--- Task to complete ---
Skip the pictures, please, and write out exactly the lines from the opening of the data through the line containing "bot_yticks = [0, 50, 100]".
★ ★ ★
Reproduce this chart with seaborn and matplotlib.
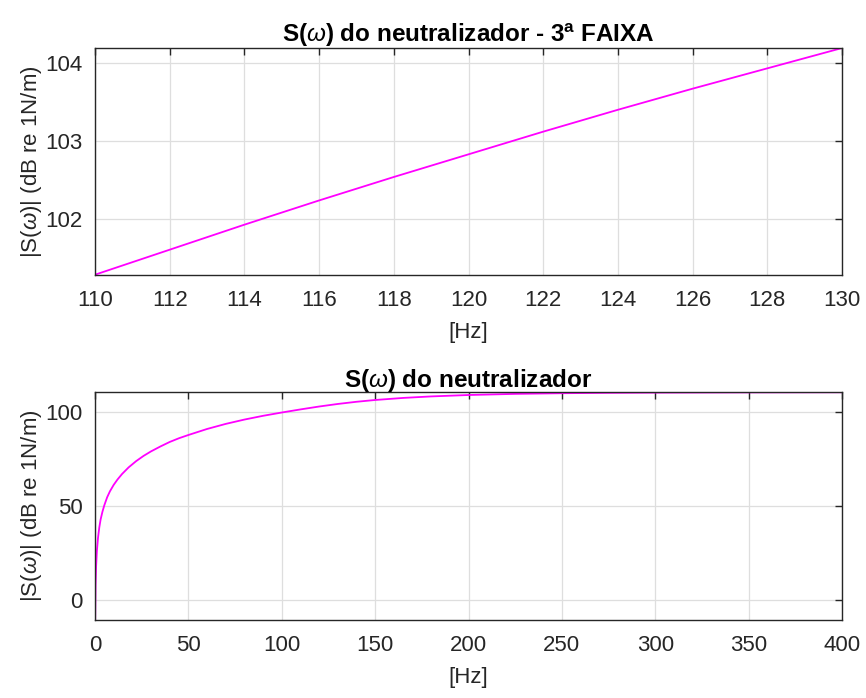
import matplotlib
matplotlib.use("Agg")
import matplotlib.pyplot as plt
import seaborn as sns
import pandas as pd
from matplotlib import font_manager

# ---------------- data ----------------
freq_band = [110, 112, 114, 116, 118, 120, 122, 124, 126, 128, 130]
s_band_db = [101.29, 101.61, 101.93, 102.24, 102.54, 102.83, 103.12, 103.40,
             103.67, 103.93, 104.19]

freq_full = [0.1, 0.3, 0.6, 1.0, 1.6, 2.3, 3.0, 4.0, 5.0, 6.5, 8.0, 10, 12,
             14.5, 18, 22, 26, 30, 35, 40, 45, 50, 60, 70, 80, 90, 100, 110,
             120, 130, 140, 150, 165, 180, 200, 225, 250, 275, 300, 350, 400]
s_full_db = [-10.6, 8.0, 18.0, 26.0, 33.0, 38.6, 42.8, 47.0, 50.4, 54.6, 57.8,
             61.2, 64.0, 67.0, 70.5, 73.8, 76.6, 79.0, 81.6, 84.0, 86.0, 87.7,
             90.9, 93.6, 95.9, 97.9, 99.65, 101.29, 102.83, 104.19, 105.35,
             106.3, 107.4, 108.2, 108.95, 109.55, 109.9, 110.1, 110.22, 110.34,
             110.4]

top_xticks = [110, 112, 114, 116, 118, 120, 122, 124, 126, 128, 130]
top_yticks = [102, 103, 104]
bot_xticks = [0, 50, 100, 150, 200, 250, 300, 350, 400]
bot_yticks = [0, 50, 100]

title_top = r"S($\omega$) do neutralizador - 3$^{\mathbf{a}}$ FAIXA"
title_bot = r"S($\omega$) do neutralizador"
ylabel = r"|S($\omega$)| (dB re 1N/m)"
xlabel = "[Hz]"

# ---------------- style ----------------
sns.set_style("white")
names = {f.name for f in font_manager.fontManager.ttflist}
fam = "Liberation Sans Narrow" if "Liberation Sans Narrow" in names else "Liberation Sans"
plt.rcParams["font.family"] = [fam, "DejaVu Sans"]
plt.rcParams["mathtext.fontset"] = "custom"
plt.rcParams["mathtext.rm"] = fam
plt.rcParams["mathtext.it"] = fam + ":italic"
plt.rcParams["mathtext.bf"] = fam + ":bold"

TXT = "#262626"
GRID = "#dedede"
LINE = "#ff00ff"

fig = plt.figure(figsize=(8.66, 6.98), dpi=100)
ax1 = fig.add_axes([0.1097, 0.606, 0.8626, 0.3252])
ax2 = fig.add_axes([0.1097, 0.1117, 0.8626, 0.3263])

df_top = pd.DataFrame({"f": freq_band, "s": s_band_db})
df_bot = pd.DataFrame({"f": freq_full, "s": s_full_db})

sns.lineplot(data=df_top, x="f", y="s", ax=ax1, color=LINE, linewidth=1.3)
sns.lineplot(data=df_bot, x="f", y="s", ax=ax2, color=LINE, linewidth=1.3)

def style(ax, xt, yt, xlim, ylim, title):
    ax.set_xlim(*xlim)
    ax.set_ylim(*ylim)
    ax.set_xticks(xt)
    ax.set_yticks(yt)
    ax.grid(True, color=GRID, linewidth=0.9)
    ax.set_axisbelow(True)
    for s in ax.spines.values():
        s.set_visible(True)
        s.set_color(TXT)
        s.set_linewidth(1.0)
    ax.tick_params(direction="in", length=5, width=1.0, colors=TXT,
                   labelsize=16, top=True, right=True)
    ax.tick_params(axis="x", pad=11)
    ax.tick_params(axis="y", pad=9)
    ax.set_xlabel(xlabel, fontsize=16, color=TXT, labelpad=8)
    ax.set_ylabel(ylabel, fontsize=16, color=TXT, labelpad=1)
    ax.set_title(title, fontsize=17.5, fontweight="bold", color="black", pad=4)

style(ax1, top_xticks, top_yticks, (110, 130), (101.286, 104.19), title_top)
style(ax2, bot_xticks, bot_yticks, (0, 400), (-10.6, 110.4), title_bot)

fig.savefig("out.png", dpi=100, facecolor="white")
★ ★ ★
--- Response to this exercise ---
Reproduce this chart with seaborn and matplotlib.
import matplotlib
matplotlib.use("Agg")
import matplotlib.pyplot as plt
import seaborn as sns
import pandas as pd
from matplotlib import font_manager

# ---------------- data ----------------
freq_band = [110, 112, 114, 116, 118, 120, 122, 124, 126, 128, 130]
s_band_db = [101.29, 101.61, 101.93, 102.24, 102.54, 102.83, 103.12, 103.40,
             103.67, 103.93, 104.19]

freq_full = [0.1, 0.3, 0.6, 1.0, 1.6, 2.3, 3.0, 4.0, 5.0, 6.5, 8.0, 10, 12,
             14.5, 18, 22, 26, 30, 35, 40, 45, 50, 60, 70, 80, 90, 100, 110,
             120, 130, 140, 150, 165, 180, 200, 225, 250, 275, 300, 350, 400]
s_full_db = [-10.6, 8.0, 18.0, 26.0, 33.0, 38.6, 42.8, 47.0, 50.4, 54.6, 57.8,
             61.2, 64.0, 67.0, 70.5, 73.8, 76.6, 79.0, 81.6, 84.0, 86.0, 87.7,
             90.9, 93.6, 95.9, 97.9, 99.65, 101.29, 102.83, 104.19, 105.35,
             106.3, 107.4, 108.2, 108.95, 109.55, 109.9, 110.1, 110.22, 110.34,
             110.4]

top_xticks = [110, 112, 114, 116, 118, 120, 122, 124, 126, 128, 130]
top_yticks = [102, 103, 104]
bot_xticks = [0, 50, 100, 150, 200, 250, 300, 350, 400]
bot_yticks = [0, 50, 100]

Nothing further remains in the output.